* **SET PROBLEM**
Return the lines below exactly, from the first line to the line that contains "legend_left = px(52)". Leave out pictures.
-- begin PROVIDED ENTRIES --
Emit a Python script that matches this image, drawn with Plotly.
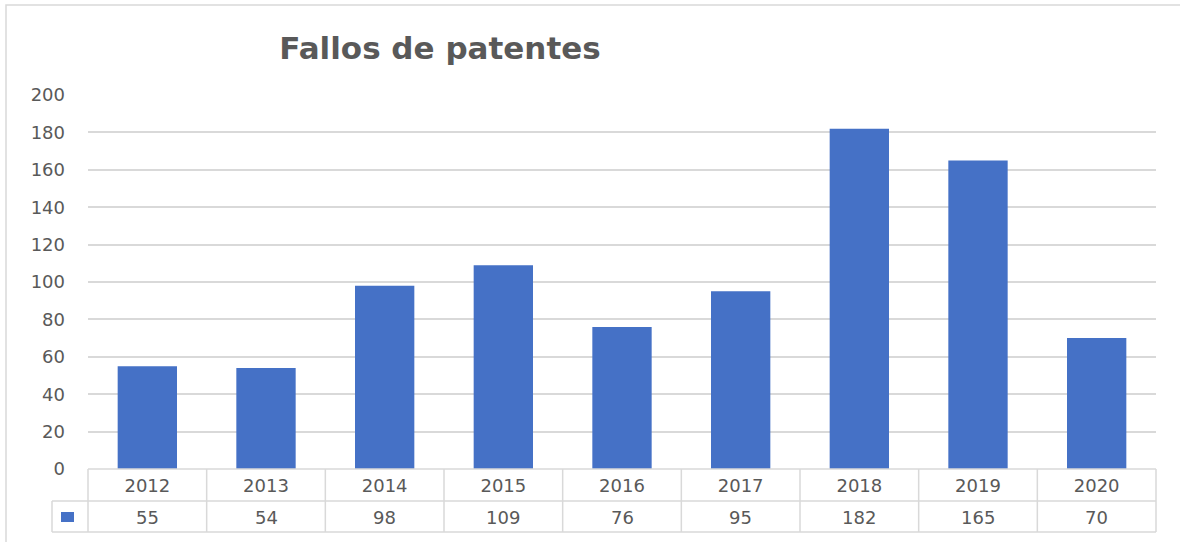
import plotly.graph_objects as go

# ---- data ----
years = ["2012", "2013", "2014", "2015", "2016", "2017", "2018", "2019", "2020"]
fallos = [55, 54, 98, 109, 76, 95, 182, 165, 70]
y_ticks = [0, 20, 40, 60, 80, 100, 120, 140, 160, 180, 200]
title_text = "Fallos de patentes"

# ---- style ----
FONT = "DejaVu Sans"
TXT = "#595959"
GRID = "#D9D9D9"
BAR = "#4571C6"

W, H = 1180, 542
ML, MR, MT, MB = 88, 24, 95, 73
plot_w = W - ML - MR
plot_h = H - MT - MB
n = len(years)


def py(px_y):
    """pixel row -> paper y"""
    return (H - MB - px_y) / plot_h


def px(px_x):
    """pixel column -> paper x"""
    return (px_x - ML) / plot_w


def cat_x(i):
    """category index (may be fractional) -> paper x"""
    return (i + 0.5) / n


row_mid_y = py(501)
row_bot_y = py(532)
val_y = py(517)
legend_left = px(52)

fig = go.Figure()
fig.add_trace(go.Bar(
    x=years, y=fallos, name="Fallos",
    marker=dict(color=BAR, line=dict(width=0)),
    showlegend=False,
))

shapes = []
line = dict(color=GRID, width=1.5)
# table horizontal lines
shapes.append(dict(type="line", xref="paper", yref="paper", x0=0, x1=1, y0=0, y1=0, line=line))
shapes.append(dict(type="line", xref="paper", yref="paper", x0=legend_left, x1=1, y0=row_mid_y, y1=row_mid_y, line=line))
shapes.append(dict(type="line", xref="paper", yref="paper", x0=legend_left, x1=1, y0=row_bot_y, y1=row_bot_y, line=line))
# table vertical lines
for i in range(n + 1):
    xx = cat_x(i - 0.5)
    shapes.append(dict(type="line", xref="paper", yref="paper", x0=xx, x1=xx, y0=0, y1=row_bot_y, line=line))
shapes.append(dict(type="line", xref="paper", yref="paper", x0=legend_left, x1=legend_left,
                   y0=row_mid_y, y1=row_bot_y, line=line))
# legend key
shapes.append(dict(type="rect", xref="paper", yref="paper", x0=px(61), x1=px(74),
                   y0=py(522), y1=py(512), fillcolor=BAR, line=dict(width=0)))
# outer chart border
shapes.append(dict(type="rect", xref="paper", yref="paper",
                   x0=px(6), x1=px(1200), y0=py(560), y1=py(5),
                   line=dict(color=GRID, width=1.5), fillcolor="rgba(0,0,0,0)", layer="below"))

annotations = []
for i, v in enumerate(fallos):
    annotations.append(dict(x=cat_x(i), y=val_y, xref="paper", yref="paper", text=str(v), showarrow=False,
                            font=dict(family=FONT, size=18, color=TXT), xanchor="center", yanchor="middle"))

fig.update_layout(
    width=W, height=H,
    margin=dict(l=ML, r=MR, t=MT, b=MB),
    paper_bgcolor="white", plot_bgcolor="white",
    title=dict(text="<b>" + title_text + "</b>", x=440 / W, xanchor="center",
               y=1 - 48 / H, yanchor="middle",
               font=dict(family=FONT, size=31, color=TXT)),
    bargap=0.5,
    shapes=shapes,
    annotations=annotations,
    xaxis=dict(type="category", range=[-0.5, n - 0.5], showgrid=False, showline=False, zeroline=False,
               ticks="", tickfont=dict(family=FONT, size=18, color=TXT), ticklabelstandoff=4),
    yaxis=dict(range=[0, 200], tickvals=y_ticks, showgrid=True, gridcolor=GRID, gridwidth=1.5,
               zeroline=False, showline=False, ticks="", ticklabelstandoff=22,
               tickfont=dict(family=FONT, size=18, color=TXT)),
)

fig.write_html("out.html", config={"displayModeBar": False},
               post_script="document.body.style.margin='0';")
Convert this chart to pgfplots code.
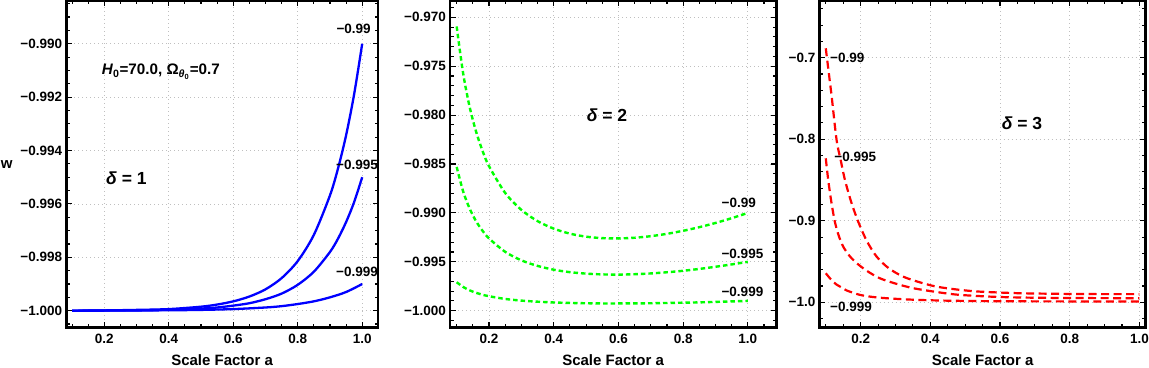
\documentclass[border=0pt]{standalone}
\usepackage{fontspec}
\setmainfont{Liberation Sans}
\usepackage{pgfplots}
\pgfplotsset{compat=1.18}

\newcommand{\tfont}{\fontsize{13.5bp}{16bp}\selectfont\bfseries}
\newcommand{\dfont}{\fontsize{17.5bp}{20bp}\selectfont\bfseries}
\tikzset{lab/.style={font=\tfont}}

\pgfplotsset{
  wpanel/.style={
    scale only axis, anchor=south west, height=326.7bp,
    axis line style={line width=2.5bp},
    tick align=inside, xtick pos=both, ytick pos=both,
    major tick length=5.5bp, minor tick length=3.5bp,
    every tick/.append style={black, line width=1.1bp},
    grid=major, major grid style={black!25, dash pattern=on 1bp off 3bp, line width=0.8bp},
    xtick={0.2,0.4,0.6,0.8,1.0}, xticklabels={0.2,0.4,0.6,0.8,1.0},
    tick label style={font=\tfont},
    xticklabel style={anchor=base, yshift=-15.6bp},
    yticklabel style={anchor=east, inner sep=0pt, xshift=-4bp},
    xlabel={Scale Factor a},
    xlabel style={font=\fontsize{15bp}{18bp}\selectfont\bfseries, at={(rel axis cs:0.5,-0.1172)}, anchor=base},
    /pgf/number format/assume math mode=true,
  },
}

\begin{document}
\begin{tikzpicture}
\path[use as bounding box] (0,0) rectangle (1149bp,368bp);

% delta = 1
\begin{axis}[wpanel, at={(66.3bp,40.3bp)}, width=311.7bp,
  xmin=0.082, xmax=1.049, ymin=-1.000637, ymax=-0.98840,
  minor xtick={0.1,0.15,...,1.05},
  ytick={-1.000,-0.998,-0.996,-0.994,-0.992,-0.990},
  yticklabels={−1.000,−0.998,−0.996,−0.994,−0.992,−0.990},
  minor ytick={-1.0005,-1.0000,...,-0.9885},
  ylabel={w}, ylabel style={font=\fontsize{15bp}{18bp}\selectfont\bfseries, rotate=-90, at={(rel axis cs:-0.1912,0.5)}, anchor=center}]
\addplot[blue, line width=2.3bp, smooth] coordinates {
(0.1,-1.00000) (0.2,-0.99999) (0.3,-0.99997) (0.4,-0.99994) (0.5,-0.99985)
(0.55,-0.99977) (0.6,-0.99965) (0.65,-0.99947) (0.7,-0.99920) (0.75,-0.99878)
(0.8,-0.99814) (0.85,-0.99716) (0.9,-0.99568) (0.925,-0.99467) (0.95,-0.99343)
(0.975,-0.99189) (1.0,-0.99000)};
\addplot[blue, line width=2.3bp, smooth] coordinates {
(0.1,-1.00000) (0.3,-0.99999) (0.4,-0.99996) (0.5,-0.99992) (0.55,-0.99988)
(0.6,-0.99981) (0.65,-0.99972) (0.7,-0.99957) (0.75,-0.99936) (0.8,-0.99903)
(0.85,-0.99854) (0.9,-0.99780) (0.925,-0.99730) (0.95,-0.99668) (0.975,-0.99593)
(1.0,-0.99500)};
\addplot[blue, line width=2.3bp, smooth] coordinates {
(0.1,-1.00000) (0.3,-0.99999) (0.4,-0.999985) (0.5,-0.99997) (0.6,-0.99994)
(0.7,-0.99988) (0.75,-0.99983) (0.8,-0.99975) (0.85,-0.99965) (0.9,-0.99950)
(0.95,-0.99930) (1.0,-0.99900)};
\node[lab] at (axis cs:0.9733,-0.98944) {−0.99};
\node[lab] at (axis cs:0.984,-0.99454) {−0.995};
\node[lab] at (axis cs:0.984,-0.99854) {−0.999};
\node[anchor=base west, inner sep=0pt, font=\fontsize{15.2bp}{18bp}\selectfont\bfseries] at (axis cs:0.192,-0.99117)
  {\textit{H}\textsubscript{0}=70.0, Ω\textsubscript{\textit{θ}\textsubscript{0}}=0.7};
\node[anchor=base west, inner sep=0pt, font=\dfont] at (axis cs:0.2053,-0.99527) {\textit{δ} = 1};
\end{axis}

% delta = 2
\begin{axis}[wpanel, at={(450bp,40.3bp)}, width=326.3bp,
  xmin=0.0794, xmax=1.088, ymin=-1.00174, ymax=-0.96833,
  minor xtick={0.1,0.15,...,1.05},
  ytick={-1.000,-0.995,-0.990,-0.985,-0.980,-0.975,-0.970},
  yticklabels={−1.000,−0.995,−0.990,−0.985,−0.980,−0.975,−0.970},
  minor ytick={-1.001,-1.000,...,-0.969}]
\addplot[green, line width=2.4bp, dash pattern=on 4.5bp off 3bp, smooth] coordinates {
(0.1,-0.97093) (0.12,-0.97573) (0.14,-0.97915) (0.16,-0.98169) (0.18,-0.98366)
(0.2,-0.98522) (0.25,-0.98796) (0.3,-0.98969) (0.35,-0.99084) (0.4,-0.99161)
(0.45,-0.99212) (0.5,-0.99243) (0.55,-0.99258) (0.6,-0.99261) (0.65,-0.99254)
(0.7,-0.99238) (0.75,-0.99214) (0.8,-0.99183) (0.85,-0.99146) (0.9,-0.99103)
(0.95,-0.99054) (1.0,-0.99000)};
\addplot[green, line width=2.4bp, dash pattern=on 4.5bp off 3bp, smooth] coordinates {
(0.1,-0.98530) (0.12,-0.98780) (0.14,-0.98955) (0.16,-0.99085) (0.18,-0.99183)
(0.2,-0.99261) (0.25,-0.99398) (0.3,-0.99485) (0.35,-0.99542) (0.4,-0.99581)
(0.45,-0.99606) (0.5,-0.99621) (0.55,-0.99629) (0.6,-0.99631) (0.65,-0.99627)
(0.7,-0.99619) (0.75,-0.99607) (0.8,-0.99592) (0.85,-0.99573) (0.9,-0.99551)
(0.95,-0.99527) (1.0,-0.99500)};
\addplot[green, line width=2.4bp, dash pattern=on 4.5bp off 3bp, smooth] coordinates {
(0.1,-0.99709) (0.12,-0.99757) (0.14,-0.99792) (0.16,-0.99817) (0.18,-0.99837)
(0.2,-0.99852) (0.25,-0.99880) (0.3,-0.99897) (0.35,-0.99908) (0.4,-0.99916)
(0.45,-0.99921) (0.5,-0.99924) (0.55,-0.99926) (0.6,-0.99926) (0.65,-0.99925)
(0.7,-0.99924) (0.75,-0.99921) (0.8,-0.99918) (0.85,-0.99915) (0.9,-0.99910)
(0.95,-0.99905) (1.0,-0.99900)};
\node[lab] at (axis cs:0.9718,-0.98902) {−0.99};
\node[lab] at (axis cs:0.9833,-0.99414) {−0.995};
\node[lab] at (axis cs:0.9833,-0.99812) {−0.999};
\node[anchor=base west, inner sep=0pt, font=\dfont] at (axis cs:0.5015,-0.98068) {\textit{δ} = 2};
\end{axis}

% delta = 3
\begin{axis}[wpanel, at={(819.5bp,40.3bp)}, width=326.2bp,
  xmin=0.082, xmax=1.018, ymin=-1.03114, ymax=-0.63048,
  minor xtick={0.1,0.15,...,1.0},
  ytick={-1.0,-0.9,-0.8,-0.7},
  yticklabels={−1.0,−0.9,−0.8,−0.7},
  minor ytick={-1.02,-1.00,...,-0.64}]
\addplot[red, line width=2.2bp, dash pattern=on 8bp off 4.5bp, smooth] coordinates {
(0.1,-0.6885) (0.11,-0.7234) (0.117,-0.7478) (0.131,-0.8009) (0.143,-0.8260)
(0.155,-0.8500) (0.173,-0.8770) (0.193,-0.9011) (0.218,-0.9250) (0.246,-0.9440)
(0.28,-0.9580) (0.322,-0.9685) (0.37,-0.9755) (0.418,-0.9808) (0.48,-0.9845)
(0.542,-0.9869) (0.65,-0.9888) (0.75,-0.9895) (0.85,-0.9899) (1.0,-0.9900)};
\addplot[red, line width=2.2bp, dash pattern=on 8bp off 4.5bp, smooth] coordinates {
(0.1,-0.8234) (0.107,-0.8500) (0.116,-0.8770) (0.126,-0.9011) (0.137,-0.9180)
(0.15,-0.9317) (0.168,-0.9430) (0.189,-0.9521) (0.22,-0.9620) (0.255,-0.9705)
(0.3,-0.9770) (0.351,-0.9827) (0.42,-0.9875) (0.485,-0.9909) (0.6,-0.9935)
(0.75,-0.9946) (1.0,-0.9950)};
\addplot[red, line width=2.2bp, dash pattern=on 8bp off 4.5bp, smooth] coordinates {
(0.1,-0.9644) (0.115,-0.9720) (0.13,-0.9780) (0.141,-0.9808) (0.16,-0.9855)
(0.18,-0.9885) (0.198,-0.9909) (0.23,-0.9932) (0.274,-0.9950) (0.35,-0.9968)
(0.45,-0.9980) (0.6,-0.9987) (0.8,-0.9989) (1.0,-0.9990)};
\node[lab, anchor=west, inner sep=0pt] at (axis cs:0.1119,-0.7007) {−0.99};
\node[lab, anchor=west, inner sep=0pt] at (axis cs:0.1242,-0.8214) {−0.995};
\node[lab, anchor=west, inner sep=0pt] at (axis cs:0.1119,-1.0053) {−0.999};
\node[anchor=base west, inner sep=0pt, font=\dfont] at (axis cs:0.6046,-0.7886) {\textit{δ} = 3};
\end{axis}
\end{tikzpicture}
\end{document}
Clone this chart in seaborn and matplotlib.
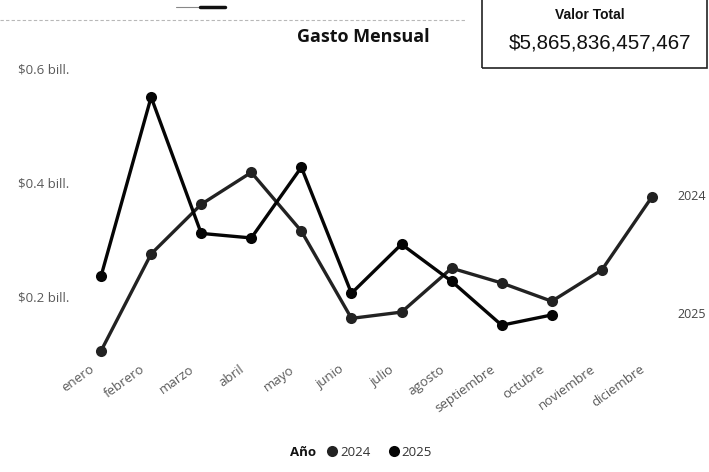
import matplotlib
matplotlib.use("Agg")
import matplotlib.pyplot as plt
from matplotlib.lines import Line2D
from matplotlib.patches import Rectangle
from matplotlib.transforms import ScaledTranslation
import pandas as pd
import seaborn as sns

meses = ["enero", "febrero", "marzo", "abril", "mayo", "junio", "julio",
         "agosto", "septiembre", "octubre", "noviembre", "diciembre"]
gasto_2024 = [0.104, 0.274, 0.361, 0.417, 0.314, 0.161, 0.172, 0.249, 0.223, 0.191, 0.246, 0.374]
gasto_2025 = [0.235, 0.549, 0.310, 0.302, 0.426, 0.205, 0.291, 0.226, 0.149, 0.167]
anios = ["2024", "2025"]
yticks = [0.2, 0.4, 0.6]
ytick_labels = ["$0.2 bill.", "$0.4 bill.", "$0.6 bill."]
valor_total = "$5,865,836,457,467"

df = pd.DataFrame({
    "Mes": meses + meses[:len(gasto_2025)],
    "Gasto": gasto_2024 + gasto_2025,
    "Año": [anios[0]] * len(gasto_2024) + [anios[1]] * len(gasto_2025),
})

sns.set_theme(style="white")
plt.rcParams["font.family"] = ["Open Sans", "DejaVu Sans"]

colores = {"2024": "#222222", "2025": "#050505"}

W, H = 709, 472
fig = plt.figure(figsize=(W / 100, H / 100), dpi=100)
ax = fig.add_axes([76 / W, 1 - 360 / H, 601 / W, (360 - 56.6) / H])

sns.lineplot(data=df, x="Mes", y="Gasto", hue="Año", palette=colores,
             marker="o", markersize=8, markeredgewidth=0, linewidth=2.4,
             sort=False, legend=False, ax=ax)

ax.set_xlim(-0.5, 11.5)
ax.set_ylim(0.088, 0.62)
ax.set_xlabel("")
ax.set_ylabel("")
for s in ax.spines.values():
    s.set_visible(False)
ax.grid(False)

ax.set_yticks(yticks)
ax.set_yticklabels(ytick_labels)
ax.tick_params(axis="y", length=0, pad=5, labelsize=9.5, labelcolor="#5a5a5a")
ax.tick_params(axis="x", length=0, pad=2, labelsize=9.5, labelcolor="#5a5a5a")
shift = ScaledTranslation(-12 / 100, 0, fig.dpi_scale_trans)
for lbl in ax.get_xticklabels():
    lbl.set_rotation(36)
    lbl.set_ha("right")
    lbl.set_rotation_mode("anchor")
    lbl.set_transform(lbl.get_transform() + shift)

# Series labels at the right margin, level with each line's last point
finales = {"2024": gasto_2024[-1], "2025": gasto_2025[-1]}
for anio, yv in finales.items():
    ax.annotate(anio, xy=(11.5, yv), xycoords="data", xytext=(0.5, 0),
                textcoords="offset points", ha="left", va="center",
                fontsize=9, color="#444444", annotation_clip=False)

# Title
fig.text(363 / W, 1 - 37 / H, "Gasto Mensual", ha="center", va="center",
         fontsize=13, fontweight="bold", color="#111111")

# Total value card
fig.add_artist(Rectangle((482 / W, 1 - 68 / H), 225 / W, 75 / H,
                         transform=fig.transFigure, fill=False,
                         edgecolor="#222222", linewidth=1.2))
fig.text(590 / W, 1 - 15 / H, "Valor Total", ha="center", va="center",
         fontsize=10, fontweight="bold", family=["Liberation Sans"], color="#111111")
fig.text(600 / W, 1 - 43 / H, valor_total, ha="center", va="center",
         fontsize=14.8, family=["Liberation Sans"], color="#111111")

# Header rule and slicer mark
fig.add_artist(Line2D([0, 465 / W], [1 - 20 / H] * 2, transform=fig.transFigure,
                      color="#b8b8b8", linewidth=0.8, linestyle=(0, (3, 2))))
fig.add_artist(Line2D([176 / W, 200 / W], [1 - 7 / H] * 2, transform=fig.transFigure,
                      color="#888888", linewidth=0.8))
fig.add_artist(Line2D([200 / W, 225 / W], [1 - 7 / H] * 2, transform=fig.transFigure,
                      color="#111111", linewidth=2.5))

# Legend
fig.text(316 / W, 1 - 452 / H, "Año", ha="right", va="center",
         fontsize=9.5, fontweight="bold", color="#111111")
handles = [Line2D([], [], color=colores[a], marker="o", linestyle="none",
                  markersize=8, markeredgewidth=0, label=a) for a in anios]
fig.legend(handles=handles, loc="center left", bbox_to_anchor=(324 / W, 1 - 452 / H),
           ncol=2, frameon=False, fontsize=9.5, handletextpad=0.0,
           columnspacing=1.2, handlelength=1.2, borderpad=0, borderaxespad=0,
           labelcolor="#333333")

fig.savefig("out.png", dpi=100, facecolor="white")
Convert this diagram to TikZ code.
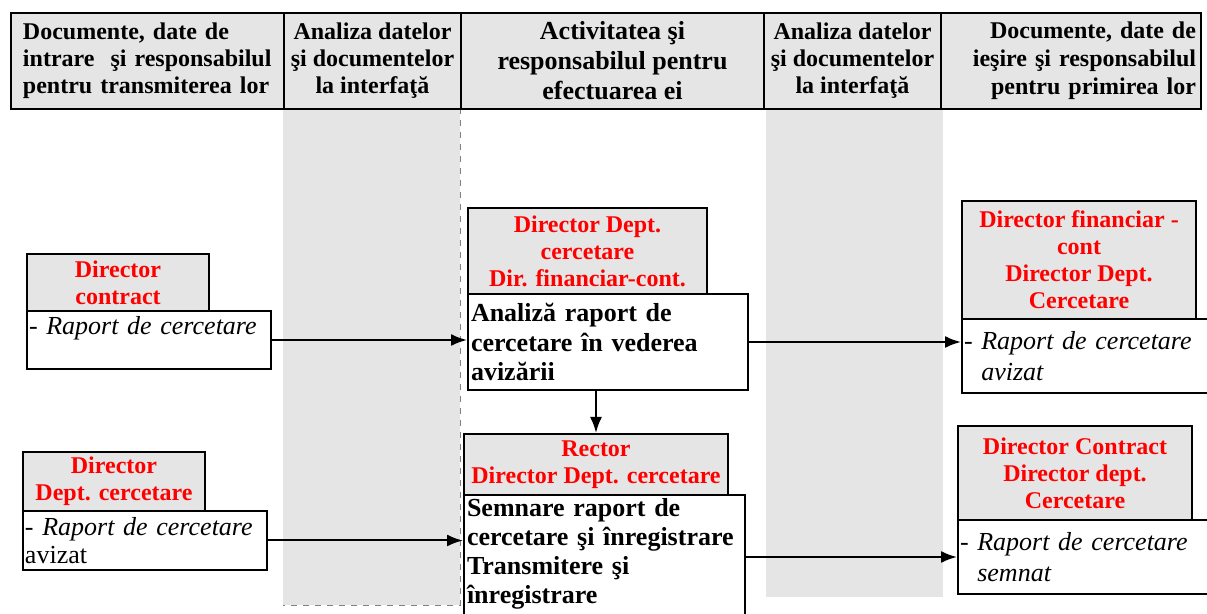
\documentclass[tikz,border=0pt]{standalone}
\usepackage{fontspec}
\setmainfont{Liberation Serif}
\usetikzlibrary{arrows.meta}
\definecolor{cellgray}{gray}{0.9}

\begin{document}
\begin{tikzpicture}[x=0.5pt,y=-0.5pt,
  cell/.style={draw,line width=1pt,fill=cellgray,anchor=north west,inner xsep=1pt,inner ysep=0pt,minimum height=48pt,font=\bfseries\fontsize{12}{13.5}\selectfont},
  resp/.style={draw,line width=1pt,fill=cellgray,anchor=north west,align=center,inner sep=0pt,text=red,font=\bfseries\fontsize{12}{13.5}\selectfont},
  doc/.style={draw,line width=1pt,fill=white,anchor=north west,align=left,inner xsep=1pt,inner ysep=1.5pt,font=\fontsize{13}{15}\selectfont},
  act/.style={doc,inner xsep=1.5pt,font=\bfseries\fontsize{13}{14.6}\selectfont},
  flow/.style={line width=1pt,-{Latex[length=8pt,width=6pt]}}]
\useasboundingbox (0,0) rectangle (1207,614);
\clip (0,0) rectangle (1207,614);
\fill[cellgray] (283,108) rectangle (460,605);
\draw[gray,dashed,line width=0.4pt] (460,108) -- (460,605) -- (283,605);
\fill[cellgray] (766,108) rectangle (943,597);
\node[cell,minimum width=136.5pt,text width=124.5pt,inner xsep=6pt,align=left] (hIn) at (10,12) {Documente, date de\\intrare\ \ şi responsabilul\\pentru transmiterea lor};
\node[cell,minimum width=88.5pt,align=center] (hAnA) at (283,12) {Analiza datelor\\şi documentelor\\la interfaţă};
\node[cell,minimum width=151.5pt,align=center,font=\bfseries\fontsize{13}{15}\selectfont] (hAct) at (460,12) {Activitatea şi\\responsabilul pentru\\efectuarea ei};
\node[cell,minimum width=88.5pt,align=center] (hAnB) at (763,12) {Analiza datelor\\şi documentelor\\la interfaţă};
\node[cell,minimum width=130pt,text width=125pt,inner xsep=2.5pt,align=right,font=\bfseries\fontsize{12}{14}\selectfont] (hOut) at (940,12) {Documente, date de\\ieşire şi responsabilul\\pentru primirea lor};
\node[resp,minimum width=91pt,minimum height=28.5pt] (inArsp) at (26,253) {Director\\contract};
\node[doc,text width=120pt,minimum height=29pt] (inAdoc) at (26,310) {- \textit{Raport de cercetare}\\\mbox{}};
\node[resp,minimum width=91pt,minimum height=29.5pt] (inBrsp) at (22,451) {Director\\Dept. cercetare};
\node[doc,text width=120pt,minimum height=29.5pt,font=\fontsize{13}{14}\selectfont] (inBdoc) at (22,510) {- \textit{Raport de cercetare}\\avizat};
\node[resp,minimum width=119.5pt,minimum height=43pt] (actArsp) at (467,207) {Director Dept.\\cercetare\\Dir. financiar-cont.};
\node[act,text width=137pt,minimum height=48pt] (actAdoc) at (467,293) {Analiză raport de\\cercetare în vederea\\avizării};
\node[resp,minimum width=132pt,minimum height=30.5pt] (actBrsp) at (463,433) {Rector\\Director Dept. cercetare};
\node[act,text width=137.5pt] (actBdoc) at (463,494) {Semnare raport de\\cercetare şi înregistrare\\Transmitere şi\\înregistrare\\\mbox{}};
\node[resp,minimum width=117pt,minimum height=59pt] (outArsp) at (961,200) {Director financiar -\\cont\\Director Dept.\\Cercetare};
\node[doc,text width=125pt,minimum height=37pt,font=\fontsize{13}{15.5}\selectfont] (outAdoc) at (961,318) {- \textit{Raport de cercetare}\\\phantom{- }\textit{avizat}};
\node[resp,minimum width=117pt,minimum height=47pt] (outBrsp) at (957,425) {Director Contract\\Director dept.\\Cercetare};
\node[doc,text width=125pt,minimum height=37pt,font=\fontsize{13}{15.5}\selectfont] (outBdoc) at (957,519) {- \textit{Raport de cercetare}\\\phantom{- }\textit{semnat}};
\draw[flow] (inAdoc.east) -- (inAdoc.east -| actAdoc.west);
\draw[flow] (actAdoc.east) -- (actAdoc.east -| outAdoc.west);
\draw[flow] (actBrsp.north |- actAdoc.south) -- (actBrsp.north);
\draw[flow] (inBdoc.east) -- (inBdoc.east -| actBdoc.west);
\draw[flow] (outBdoc.west -| actBdoc.east) -- (outBdoc.west);
\end{tikzpicture}
\end{document}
-- end PROVIDED ENTRIES --
* **ANSWER FOR THIS EXERCISE**
Emit a Python script that matches this image, drawn with Plotly.
import plotly.graph_objects as go

# ---- data ----
years = ["2012", "2013", "2014", "2015", "2016", "2017", "2018", "2019", "2020"]
fallos = [55, 54, 98, 109, 76, 95, 182, 165, 70]
y_ticks = [0, 20, 40, 60, 80, 100, 120, 140, 160, 180, 200]
title_text = "Fallos de patentes"

# ---- style ----
FONT = "DejaVu Sans"
TXT = "#595959"
GRID = "#D9D9D9"
BAR = "#4571C6"

W, H = 1180, 542
ML, MR, MT, MB = 88, 24, 95, 73
plot_w = W - ML - MR
plot_h = H - MT - MB
n = len(years)


def py(px_y):
    """pixel row -> paper y"""
    return (H - MB - px_y) / plot_h


def px(px_x):
    """pixel column -> paper x"""
    return (px_x - ML) / plot_w


def cat_x(i):
    """category index (may be fractional) -> paper x"""
    return (i + 0.5) / n


row_mid_y = py(501)
row_bot_y = py(532)
val_y = py(517)
legend_left = px(52)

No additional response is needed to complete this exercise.